In June 2006, Paste magazine ranked the hundred finest living songwriters and put Mallonee at 65th place—ahead of Pink Floyd, Fleetwood Mac, and Michael Jackson. Mallonee gained some prominence in the 1990s as the lead writer and singer for Vigilantes of Love, but these days the brutal economics of the road have stripped him of a backing band; the entire tour operation now consists of Mallonee, his wife, and their black Scion.
At the Cincinnati bar, only a handful of patrons pay attention to the music. But Mallonee sings in signature style anyway, eyes closed and throat shaking out the words as though each syllable must first be wrested from the bone. Veins bulge on his neck, tendons pop on his arms.

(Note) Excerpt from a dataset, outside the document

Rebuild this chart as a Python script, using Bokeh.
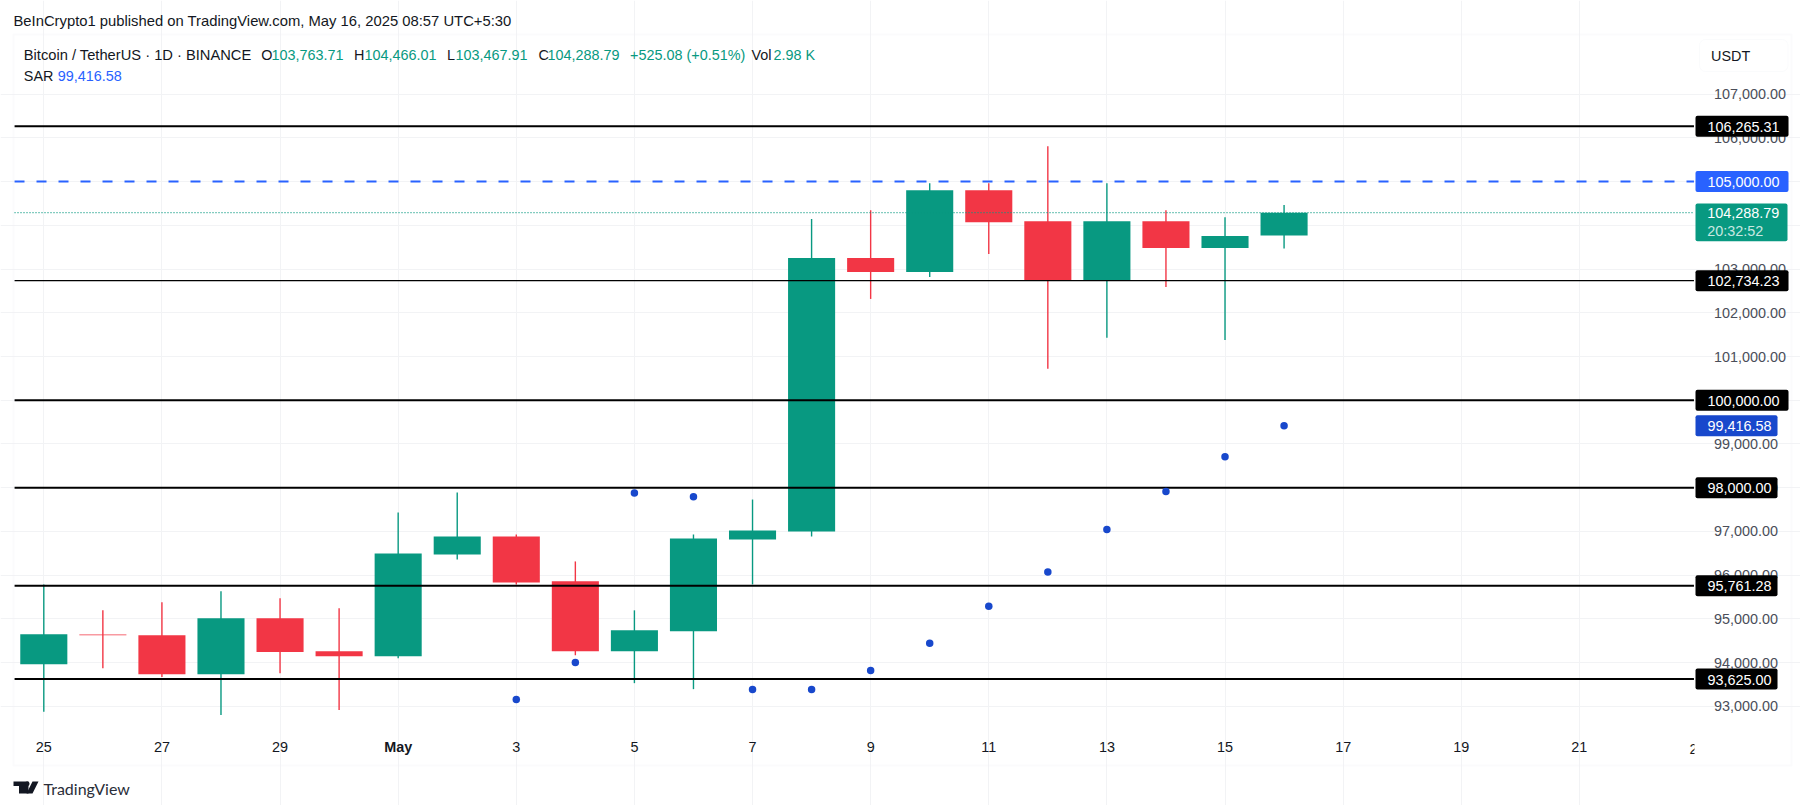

He performs an abbreviated set interspersed with stage patter, playing the room as though an invisible audience fills the bar and benches. In reality, the clientele bellies up to the bar, talks, and drinks. A few applaud after songs, then go back to their beers.

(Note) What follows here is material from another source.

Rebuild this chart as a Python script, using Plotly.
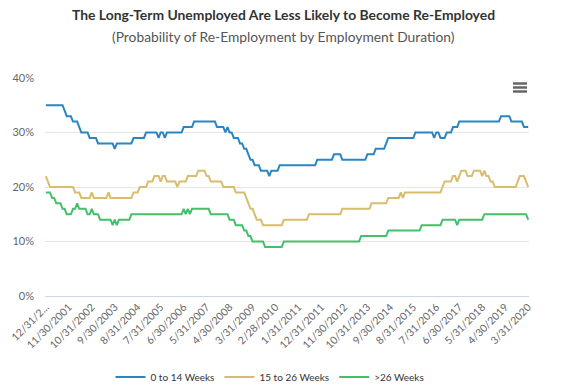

Mallonee's songs about mental illness, marriage, Vietnam vets, loneliness, and the whole "cloth of life" are woven through with a skeptical but stubborn faith. At the Northside Tavern, with almost no one listening, a deeply personal verse about grace suddenly mingles with the clink of glassware:
But the Cross is big enough
When your sins reach to the sky
Hope the arms are wide enough
To embrace one such as I.
The goal isn't to win converts, but to make art worthy of the name by witnessing to the whole crazy quilt of human experience. And preferably to do it for more than five people.
While Mallonee's manner never shows anything less than gratitude to his tiny audience, these gigs take a toll on a musician who has struggled to make it for two decades and now sometimes struggles to pay the bills.
"It breaks your heart by slow degrees," he admits later with a rueful half smile.
In an industry notorious for bowing at the altar of youth, Mallonee stands out for not having picked up a guitar until he was 31. "A late bloomer by every stretch of the imagination," he calls himself. Mallonee found his self-described "instrument of healing" after years as a teacher and then a stay-at-home dad, and it unleashed a flood of words. In that first year, more than a hundred songs poured out.
Athens, Georgia, a college community with a music scene that has birthed bands like R.E.M., was fertile soil for Mallonee's vision to take root, and he tilled its clubs and bars fronting the Vigilantes of Love (VoL).
The band embarked on a decade of gritty touring during the 1990s—180 shows a year in "dirty little dingy clubs," $150 paychecks, 7-11 hot dogs, and days spent in a van. VoL churned out records with alarming frequency, toured obsessively, and stayed on the road until everyone was beat up and broken down—then returned home and did it all again.